Over at Language Log, Mark Liberman is curious about a diss from a former Mitt Romney aide. Team Romney was understandably annoyed, in 2008, when Charlie Crist welshed on a promise to endorse the fading Rudy Giuliani, and instead backed Romney’s main Florida primary competitor, John McCain. The quote, via CNN’s Peter Hamby:

“Dem or Republican, I’ll do whatever I can to bury that iguana,” said Will Ritter, a former Romney aide and GOP consultant. “For as long as I live.

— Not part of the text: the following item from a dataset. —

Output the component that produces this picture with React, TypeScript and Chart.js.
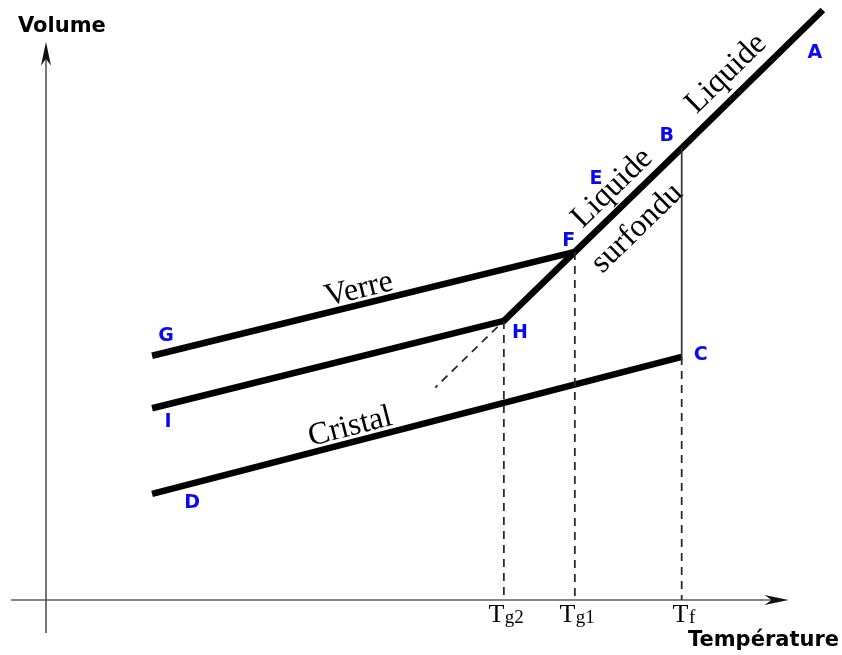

For free.”

Liberman can’t find any other examples of a man being called an “iguana” as an insult. A louse? Sure. A rat? Plenty. Not an iguana. “Web search,” writes Liberman, “suggests a sneakier and more unpleasant reason for Will Ritter to have chosen that word — e.g. Bob Norman, ’The Talk of the Green Iguana.’ ” That is to say, maybe Ritter was trying to further the rumor that Crist frequented a gay bar.

Ritter says no. “I’d never seen that piece, nor would I care either way,” he tells me. To him, iguana meant “reptilian, creepy, heartless.”

Case closed, unless Crist wants to appeal.